Convened by the Raphael Samuel History Centre at Birkbeck and Queen Mary University of London, along with Ash Kotak, the festival will explore the histories and cultures of HIV/AIDS from the 1980s to the present day.

How has AIDS been experienced, represented, and remembered throughout modern history?

Throughout July, over twenty events will be taking place across London as part of the first AIDS Histories And Cultures Festival, including workshops, film screenings, talks, parties, music, poetry and performance.
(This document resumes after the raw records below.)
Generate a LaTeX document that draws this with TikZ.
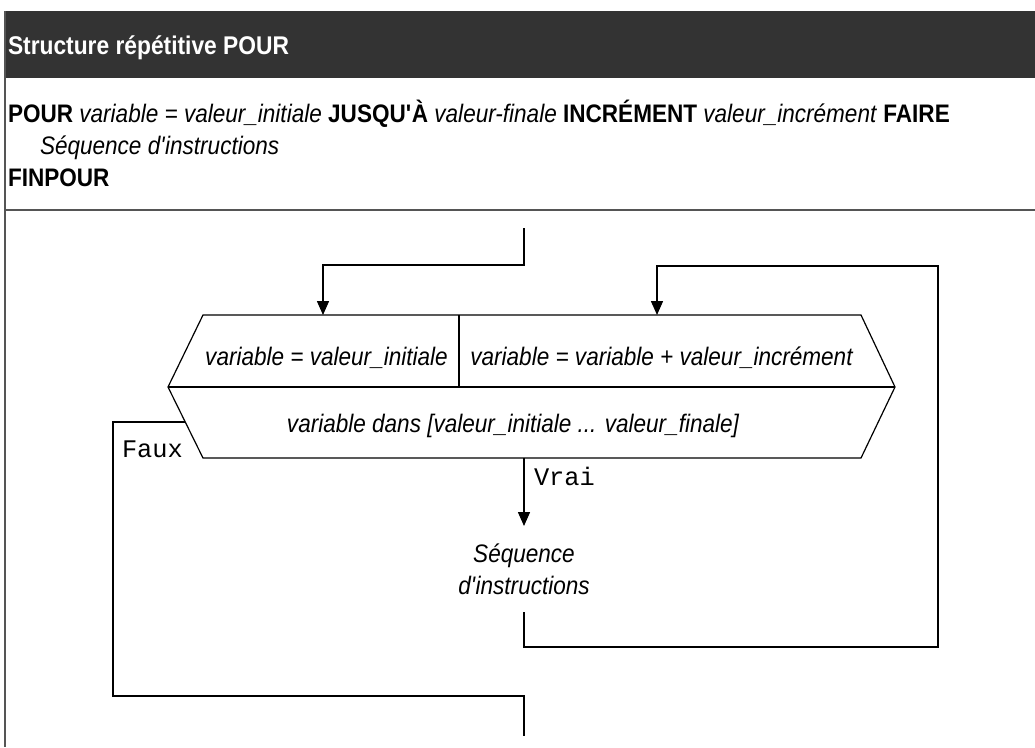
\documentclass[tikz,border=0pt]{standalone}
\usepackage{fontspec}
\setmainfont[FakeStretch=0.89]{Liberation Sans}
\setmonofont{Liberation Mono}
\usetikzlibrary{arrows.meta,calc}
\definecolor{hdr}{HTML}{333333}
\definecolor{framec}{HTML}{555555}
\begin{document}
\begin{tikzpicture}[x=0.75pt,y=-0.75pt,
  every node/.style={inner sep=0pt, outer sep=0pt},
  conn/.style={line width=1.1pt, black},
  arr/.style={conn, -{Triangle[length=10.5pt,width=9pt]}},
  hexline/.style={line width=0.9pt, black, line join=miter},
  dtext/.style={font=\fontsize{19pt}{22pt}\selectfont\itshape},
  ptext/.style={font=\fontsize{19pt}{22pt}\selectfont},
  htext/.style={font=\fontsize{19.2pt}{22pt}\selectfont\bfseries, text=white},
  mtext/.style={font=\fontsize{19pt}{22pt}\selectfont\ttfamily}]
\useasboundingbox (0,0) rectangle (1035,747);
\fill[white] (0,0) rectangle (1035,747);
% frame and header
\fill[hdr] (4,11) rectangle (1035,78);
\draw[framec, line width=1.2pt] (5,11) -- (5,747);
\draw[framec, line width=1.4pt] (4,210) -- (1035,210);
\node[htext, anchor=base west] (title) at (8,54) {Structure répétitive POUR};
\node[ptext, anchor=base west] (l1) at (8,122) {\textbf{POUR} \textit{variable = valeur\_initiale} \textbf{JUSQU\textquotesingle À} \textit{valeur-finale} \textbf{INCRÉMENT} \textit{valeur\_incrément} \textbf{FAIRE}};
\node[ptext, anchor=base west] (l2) at (40,154) {\textit{Séquence d\textquotesingle instructions}};
\node[ptext, anchor=base west] (l3) at (8,186) {\textbf{FINPOUR}};
% hexagon
\coordinate (hTL) at (203,315);
\coordinate (hTR) at (861,315);
\coordinate (hR) at (895,387);
\coordinate (hBR) at (861,458);
\coordinate (hBL) at (203,458);
\coordinate (hL) at (168,387);
\draw[hexline] (hTL) -- (hTR) -- (hR) -- (hBR) -- (hBL) -- (hL) -- cycle;
\draw[hexline] (hL) -- (hR);
\draw[hexline] (459,315) -- (459,387);
\node[dtext, anchor=base] (init) at (326.5,365) {variable = valeur\_initiale};
\node[dtext, anchor=base] (incr) at (661.5,365) {variable = variable + valeur\_incrément};
\node[dtext, anchor=base] (cond) at (513,432) {variable dans [valeur\_initiale ... valeur\_finale]};
% connection points
\coordinate (in) at (524,228);
\coordinate (j1) at (524,265);
\coordinate (initTop) at (323,315);
\coordinate (incrTop) at (657,315);
\coordinate (condB) at (524,458);
\coordinate (fauxStart) at (185.3,422);
\coordinate (fb) at (113,696);
\coordinate (out) at (524,736);
\coordinate (rb) at (938,647);
\coordinate (rt) at (938,266);
% sequence
\node[dtext, anchor=base] (seqA) at (524,562) {Séquence};
\node[dtext, anchor=base] (seqB) at (524,594) {d\textquotesingle instructions};
\coordinate (seqIn) at (524,526);
\coordinate (seqOut) at (524,612);
% connectors
\draw[arr] (in) -- (j1) -| (initTop);
\draw[arr] (condB) -- (seqIn);
\draw[arr] (seqOut) |- (rb) -- (rt) -| (incrTop);
\draw[conn] (fauxStart) -| (fb) -| (out);
% labels
\node[mtext, anchor=base west] (faux) at (122,457) {Faux};
\node[mtext, anchor=base west] (vrai) at (534,485) {Vrai};
\end{tikzpicture}
\end{document}
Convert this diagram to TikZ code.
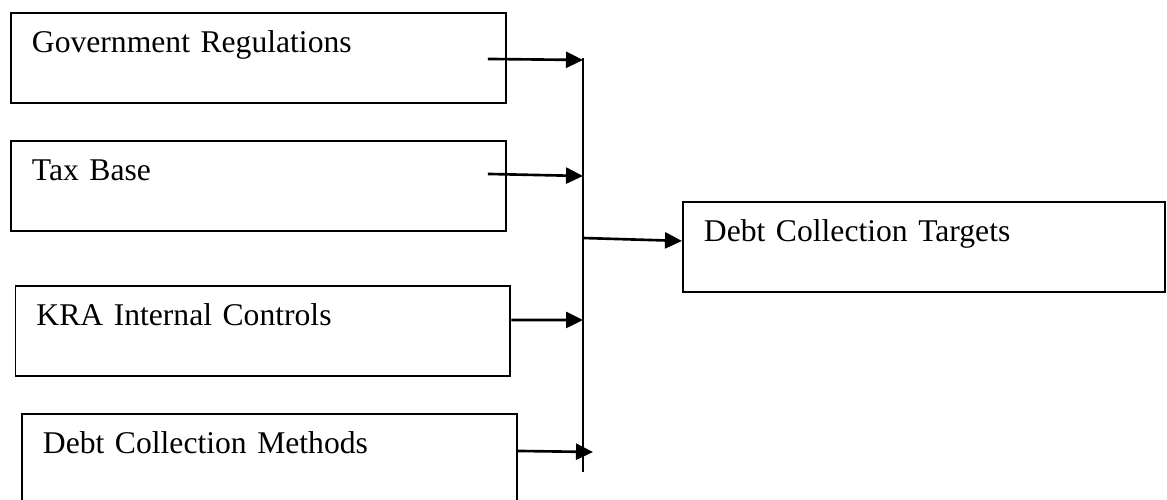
\documentclass[tikz,border=0pt]{standalone}
\usepackage{fontspec}
\setmainfont{Liberation Serif}
\usepackage{tikz}
\usetikzlibrary{positioning,arrows.meta,calc}

\begin{document}
\begin{tikzpicture}[x=0.02cm,y=-0.02cm,
  every node/.style={font=\fontsize{18}{21}\selectfont},
  factor/.style={draw,line width=1.1pt,anchor=north west,align=left,
    inner xsep=0.42cm,inner ysep=0pt,text height=0.8cm,text depth=1cm,text width=#1},
  factor/.default=9.06cm,
  flow/.style={-{Triangle[length=0.34cm,width=0.32cm]},line width=1.5pt},
  bus/.style={line width=1pt}]
\useasboundingbox (0,0) rectangle (1167,500);
\clip (0,0) rectangle (1167,500);
% independent variables
\node[factor] (gov)  at (10,12)   {Government Regulations};
\node[factor] (tax)  at (10,140)  {Tax Base};
\node[factor] (kra)  at (14.5,285){KRA Internal Controls};
\node[factor] (meth) at (21,413)  {Debt Collection Methods};
% dependent variable
\node[factor=8.8cm] (target) at (682,201) {Debt Collection Targets};
% vertical bus
\coordinate (bustop) at (583,58);
\coordinate (busbot) at (583,472);
\draw[bus] (bustop) -- (busbot);
% arrows into the bus
\draw[flow] ($(gov.east)+(-19,1)$)   -- ($(bustop)+(0,2)$);
\draw[flow] ($(tax.east)+(-19,-12)$) -- ($(bustop)+(0,118)$);
\draw[flow] ($(kra.east)+(0,-11)$)   -- ($(bustop)+(0,262)$);
\draw[flow] ($(meth.east)+(0,-8)$)   -- ($(busbot)+(10,-20)$);
% arrow out of the bus
\draw[flow] ($(bustop)+(0,180)$) -- ($(target.west)+(0,-6)$);
\end{tikzpicture}
\end{document}
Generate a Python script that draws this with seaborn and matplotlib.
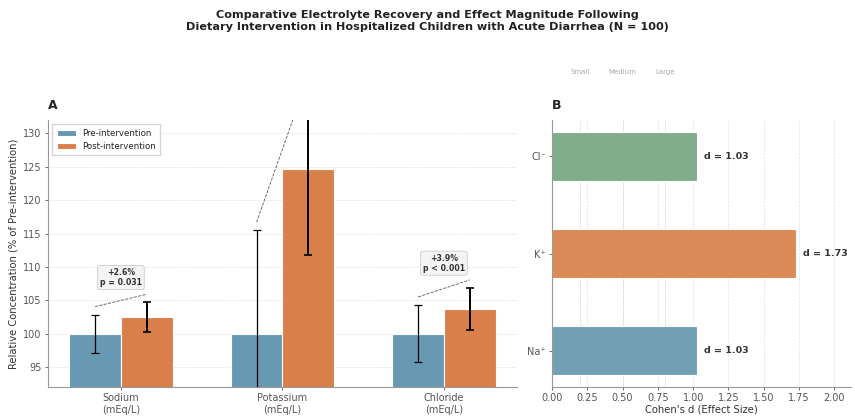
import matplotlib
matplotlib.use("Agg")
import matplotlib.pyplot as plt
import seaborn as sns
import pandas as pd
import numpy as np

# panel A data
electrolytes = ["Sodium\n(mEq/L)", "Potassium\n(mEq/L)", "Chloride\n(mEq/L)"]
pre_values = [100.0, 100.0, 100.0]
post_values = [102.5, 124.6, 103.7]
pre_err = [2.85, 15.5, 4.3]
post_err = [2.2, 12.8, 3.15]
change_labels = ["+2.6%\np = 0.031", "+24.6%\np < 0.001", "+3.9%\np < 0.001"]

# panel B data
ions = ["Cl\u207b", "K\u207a", "Na\u207a"]
cohens_d = [1.03, 1.73, 1.03]
thresholds = [0.2, 0.5, 0.8]
threshold_names = ["Small", "Medium", "Large"]

pre_col = "#6899b2"
post_col = "#d9804a"
ion_cols = ["#80ad8a", "#da8a56", "#71a0b5"]

sns.set_style("ticks")
plt.rcParams["font.family"] = ["DejaVu Sans"]

fig = plt.figure(figsize=(8.55, 4.17), dpi=100)
axA = fig.add_axes([0.0561, 0.072, 0.5485, 0.640])
axB = fig.add_axes([0.6456, 0.072, 0.350, 0.640])

# ---- panel A
df = pd.DataFrame({
    "electrolyte": electrolytes * 2,
    "value": pre_values + post_values,
    "phase": ["Pre-intervention"] * 3 + ["Post-intervention"] * 3,
})
sns.barplot(data=df, x="electrolyte", y="value", hue="phase",
            palette=[pre_col, post_col], saturation=1, width=0.64, gap=0,
            edgecolor="white", linewidth=0.8, errorbar=None, ax=axA)
xs = np.arange(len(electrolytes))
axA.errorbar(xs - 0.16, pre_values, yerr=pre_err, fmt="none", ecolor="black",
             elinewidth=0.9, capsize=3, capthick=0.9, zorder=5)
axA.errorbar(xs + 0.16, post_values, yerr=post_err, fmt="none", ecolor="black",
             elinewidth=1.4, capsize=3, capthick=1.2, zorder=5)

for i in range(len(electrolytes)):
    y1 = pre_values[i] + pre_err[i] + 1.2
    y2 = post_values[i] + post_err[i] + 1.2
    axA.plot([i - 0.16, i + 0.16], [y1, y2], color="#555555", lw=0.6,
             ls="--", zorder=4)
    axA.text(i, max(y1, y2) + 2.5, change_labels[i], ha="center", va="center",
             fontsize=5.6, fontweight="bold", color="#333333", clip_on=True,
             bbox=dict(boxstyle="round,pad=0.3", fc="#f4f4f4", ec="#cccccc", lw=0.6))

axA.set_ylim(92, 132)
axA.set_xlim(-0.452, 2.452)
axA.set_yticks([95, 100, 105, 110, 115, 120, 125, 130])
axA.set_xlabel("")
axA.set_ylabel("Relative Concentration (% of Pre-intervention)", fontsize=7.2,
               color="#333333", labelpad=3)
axA.yaxis.grid(True, ls="--", lw=0.5, color="#e3e3e3")
axA.set_axisbelow(True)
axA.tick_params(labelsize=7, colors="#555555", length=2.5, width=0.6, pad=2)
for s in ["left", "bottom"]:
    axA.spines[s].set_color("#999999")
    axA.spines[s].set_linewidth(0.8)
sns.despine(ax=axA)
axA.legend(loc="upper left", fontsize=6.2, frameon=True, edgecolor="#cccccc",
           fancybox=False, handlelength=2.2, borderpad=0.5)
axA.text(0, 1.04, "A", transform=axA.transAxes, fontsize=9, fontweight="bold")

# ---- panel B
sns.barplot(x=cohens_d, y=ions, hue=ions, palette=ion_cols, saturation=1, orient="h",
            width=0.5, edgecolor="white", linewidth=0.8, legend=False, ax=axB)
for i, d in enumerate(cohens_d):
    axB.text(d + 0.05, i, f"d = {d:.2f}", va="center", ha="left",
             fontsize=6.8, fontweight="bold", color="#333333")
for t, name in zip(thresholds, threshold_names):
    axB.axvline(t, color="#bbbbbb", lw=0.6, ls=":", zorder=0)
    axB.text(t, 1.18, name, transform=axB.get_xaxis_transform(), ha="center",
             va="center", fontsize=5, color="#aaaaaa")
axB.set_xlim(0, 2.12)
axB.set_ylim(2.375, -0.375)
axB.set_xticks(np.arange(0, 2.01, 0.25))
axB.set_xlabel("Cohen's d (Effect Size)", fontsize=7.2, color="#333333", labelpad=1)
axB.set_ylabel("")
axB.xaxis.grid(True, ls="--", lw=0.5, color="#e0e0e0")
axB.set_axisbelow(True)
axB.tick_params(labelsize=7, colors="#555555", length=2.5, width=0.6, pad=2)
for s in ["left", "bottom"]:
    axB.spines[s].set_color("#999999")
    axB.spines[s].set_linewidth(0.8)
sns.despine(ax=axB)
axB.text(0, 1.04, "B", transform=axB.transAxes, fontsize=9, fontweight="bold")

fig.suptitle("Comparative Electrolyte Recovery and Effect Magnitude Following\n"
             "Dietary Intervention in Hospitalized Children with Acute Diarrhea (N = 100)",
             fontsize=8.1, fontweight="bold", y=0.975, color="#222222")

fig.savefig("out.png", dpi=100)
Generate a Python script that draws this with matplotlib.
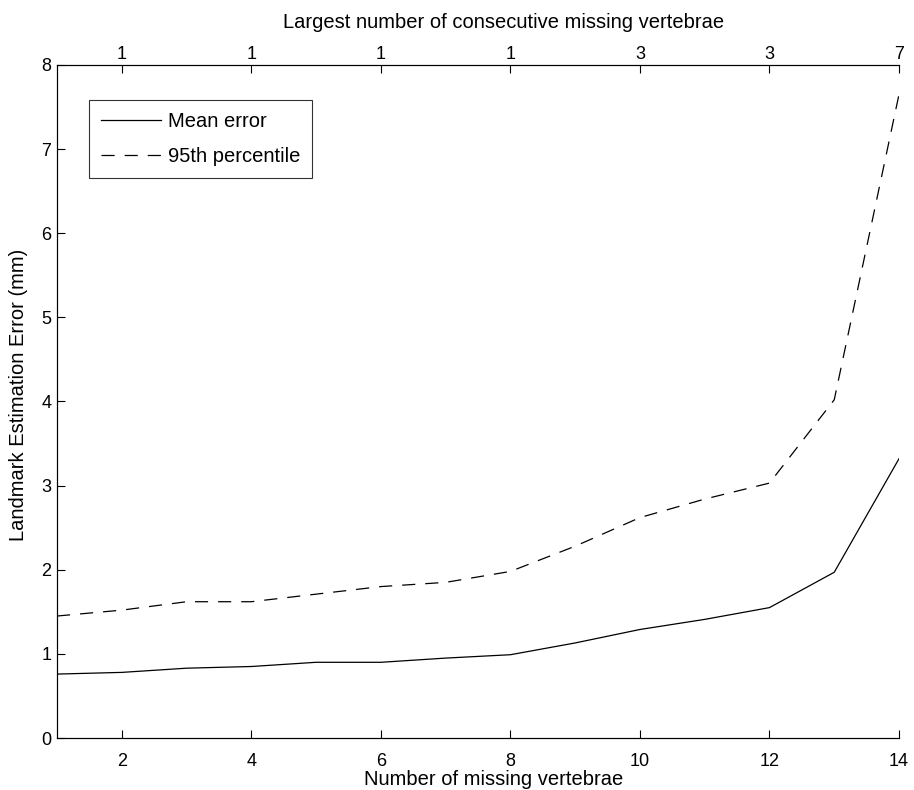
import matplotlib.pyplot as plt

plt.rcParams['font.family'] = ['Liberation Sans', 'DejaVu Sans']

# data
n_missing = [1, 2, 3, 4, 5, 6, 7, 8, 9, 10, 11, 12, 13, 14]
mean_err = [0.76, 0.78, 0.83, 0.85, 0.90, 0.90, 0.95, 0.99, 1.13, 1.29, 1.41, 1.55, 1.97, 3.32]
p95_err = [1.45, 1.52, 1.62, 1.62, 1.71, 1.80, 1.85, 1.98, 2.28, 2.62, 2.84, 3.03, 4.02, 7.65]

top_ticks = [2, 4, 6, 8, 10, 12, 14]
top_labels = ['1', '1', '1', '1', '3', '3', '7']

fs_tick = 13
fs_lab = 14.5

fig = plt.figure(figsize=(9.14, 7.9), dpi=100)
ax = fig.add_axes([0.0624, 0.0658, 0.9212, 0.852])

ax.plot(n_missing, mean_err, color='black', lw=0.9, label='Mean error')
ax.plot(n_missing, p95_err, color='black', lw=0.9, ls=(0, (10.5, 8)), label='95th percentile')

ax.set_xlim(1, 14)
ax.set_ylim(0, 8)
ax.set_xticks([2, 4, 6, 8, 10, 12, 14])
ax.set_yticks(range(0, 9))
ax.tick_params(direction='in', length=6, width=0.8, labelsize=fs_tick)
ax.tick_params(axis='x', pad=11)
ax.tick_params(axis='y', pad=4)
ax.spines['right'].set_visible(False)
for s in ['left', 'bottom', 'top']:
    ax.spines[s].set_linewidth(0.8)
ax.set_xlabel('Number of missing vertebrae', fontsize=fs_lab, va='center')
ax.xaxis.set_label_coords(0.518, -0.061)
ax.set_ylabel('Landmark Estimation Error (mm)', fontsize=fs_lab, va='center')
ax.yaxis.set_label_coords(-0.046, 0.51)

leg = ax.legend(loc='upper left', bbox_to_anchor=(0.038, 0.948), borderaxespad=0,
                fontsize=fs_lab, frameon=True, fancybox=False, edgecolor='black',
                handlelength=2.95, borderpad=0.6, labelspacing=0.8, handletextpad=0.35)
leg.get_frame().set_linewidth(0.8)

ax2 = ax.twiny()
ax2.set_xlim(ax.get_xlim())
ax2.set_xticks(top_ticks)
ax2.set_xticklabels(top_labels)
ax2.tick_params(direction='in', length=6, width=0.8, labelsize=fs_tick, pad=1.5)
ax2.spines['right'].set_visible(False)
ax2.set_xlabel('Largest number of consecutive missing vertebrae', fontsize=fs_lab, va='center')
ax2.xaxis.set_label_coords(0.530, 1.0624)

fig.savefig('out.png', dpi=100)
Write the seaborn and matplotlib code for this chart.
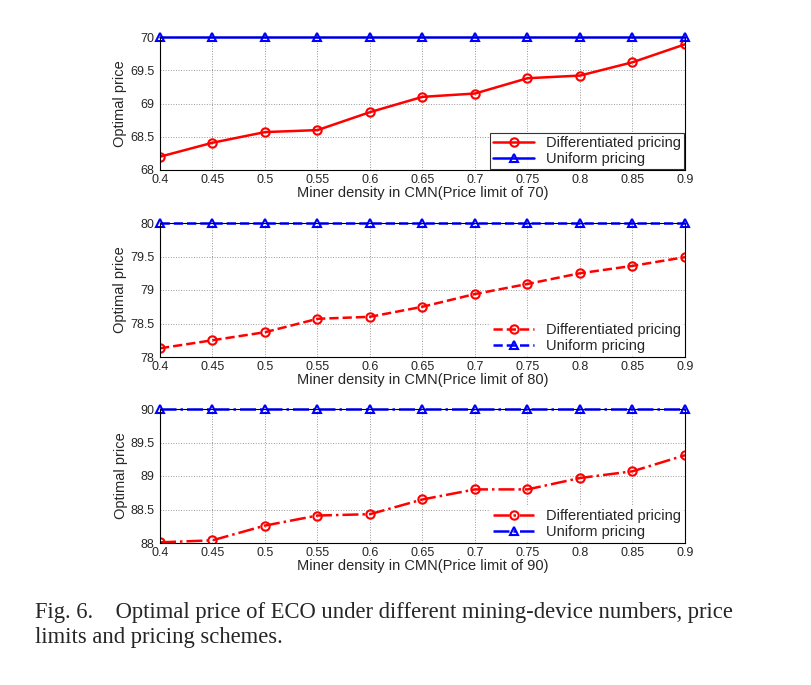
import matplotlib
matplotlib.use('Agg')
import matplotlib.pyplot as plt
import seaborn as sns
import pandas as pd

density = [0.4, 0.45, 0.5, 0.55, 0.6, 0.65, 0.7, 0.75, 0.8, 0.85, 0.9]
diff_70 = [68.2, 68.41, 68.57, 68.6, 68.87, 69.1, 69.15, 69.38, 69.42, 69.62, 69.89]
diff_80 = [78.13, 78.25, 78.37, 78.57, 78.6, 78.75, 78.94, 79.09, 79.25, 79.36, 79.49]
diff_90 = [88.01, 88.04, 88.26, 88.41, 88.43, 88.65, 88.8, 88.8, 88.97, 89.07, 89.31]
limits = [70, 80, 90]
styles = ['-', '--', '-.']
xticklabels = ['0.4', '0.45', '0.5', '0.55', '0.6', '0.65', '0.7', '0.75', '0.8', '0.85', '0.9']

sns.set_style('white')
plt.rcParams['font.family'] = ['Liberation Sans', 'DejaVu Sans']

fig = plt.figure(figsize=(8.12, 6.85), dpi=100)
W, H = 812, 685
boxes = [(37, 170), (223, 357), (409, 543)]
ytick_sets = [[68, 68.5, 69, 69.5, 70], [78, 78.5, 79, 79.5, 80], [88, 88.5, 89, 89.5, 90]]
ylabs = [['68', '68.5', '69', '69.5', '70'], ['78', '78.5', '79', '79.5', '80'], ['88', '88.5', '89', '89.5', '90']]

for i, (diff, lim, ls) in enumerate(zip([diff_70, diff_80, diff_90], limits, styles)):
    top, bot = boxes[i]
    ax = fig.add_axes([160 / W, 1 - bot / H, 525 / W, (bot - top) / H])
    df = pd.DataFrame({'x': density, 'diff': diff, 'uni': [lim] * len(density)})
    sns.lineplot(data=df, x='x', y='diff', ax=ax, color='red', linestyle=ls, lw=1.8,
                 marker='o', markersize=6, markerfacecolor='none', markeredgecolor='red',
                 markeredgewidth=1.5, label='Differentiated pricing')
    sns.lineplot(data=df, x='x', y='uni', ax=ax, color='blue', linestyle=ls, lw=1.8,
                 marker='^', markersize=6, markerfacecolor='none', markeredgecolor='blue',
                 markeredgewidth=1.5, label='Uniform pricing', clip_on=False)
    ax.set_xlim(0.4, 0.9)
    ax.set_ylim(lim - 2, lim)
    ax.set_xticks(density)
    ax.set_xticklabels(xticklabels, fontsize=9)
    ax.set_yticks(ytick_sets[i])
    ax.set_yticklabels(ylabs[i], fontsize=9)
    ax.tick_params(axis='x', direction='in', length=3, pad=3)
    ax.tick_params(axis='y', direction='in', length=3, pad=4)
    ax.grid(True, linestyle=':', color='#999999', lw=0.7)
    for s in ax.spines.values():
        s.set_linewidth(0.8)
        s.set_color('black')
    ax.set_xlabel(f'Miner density in CMN(Price limit of {lim})', fontsize=10.5, labelpad=0)
    ax.set_ylabel('Optimal price', fontsize=10.5, labelpad=2)
    leg = ax.legend(loc='lower right', fontsize=10.5, frameon=True, fancybox=False,
                    borderpad=0.2, labelspacing=0.1, handlelength=2.8, borderaxespad=0.1)
    leg.get_frame().set_edgecolor('black')
    leg.get_frame().set_linewidth(0.8)
    if i > 0:
        leg.get_frame().set_linewidth(0)
        leg.get_frame().set_facecolor('white')

fig.text(35 / W, 1 - 625 / H, 'Fig. 6.    Optimal price of ECO under different mining-device numbers, price\nlimits and pricing schemes.',
         fontsize=16.3, family=['Liberation Serif', 'DejaVu Serif'], va='center', linespacing=1.25)

fig.savefig('out.png', dpi=100)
The festival will explore some of the histories and cultures of HIV/AIDS from the 1980s to the present day, with many events free to attend.

Highlights of the month-long festival will include: a screening of film After Louie, starring Alan Cumming, followed by a Q&A with director Vincent Gagliostro; the HIVe Memories walking tour in East London; an exploration of AIDS Histories and Cultures in the London Metropolitan Archives; and Positive Voices, a talk from two people living with HIV, Rebecca Tallon-De Havilland and Jonathan Blake, who was part of Lesbians and Gays Support the Miners (LGSM) and was portrayed by Dominic West in 2014 film Pride.

Dr Janet Weston, one of the organisers of the festival, said: “The crisis prompted by the emergence of AIDS in the 1980s is starting to recede from popular memory, but historians are beginning to engage with the subject; new art, exhibitions, and documentaries are reflecting back on the life and politics of HIV/AIDS; and activism has been given new energy by the arrival of Pre- and Post-Exposure Prophylaxis (PrEP) and the U=U campaign (Undetectable=Untransmittable).

“The lives of many of those living with HIV/AIDS have been transformed by medical advances, especially over the last 20-odd years, but even so, inequalities, ignorance, and stigma remain and are often shaped and informed by the early days of the epidemic. We hope you’ll join us for this important festival as we connect past and present, history and the arts, drawing together heritage, academic, charitable, and cultural organisations to explore memories and experiences of HIV/AIDS, then and now.”

The festival has been convened by the Raphael Samuel History Centre, with many events curated by Ash Kotak at Aesthesia. The RSHC is an outreach and research centre supported by Birkbeck and Queen Mary, University of London, dedicated to exploring public, interdisciplinary, and experimental history across periods and regions. Named after the historian Raphael Samuel, the Centre also maintains an interest in London history and history from below.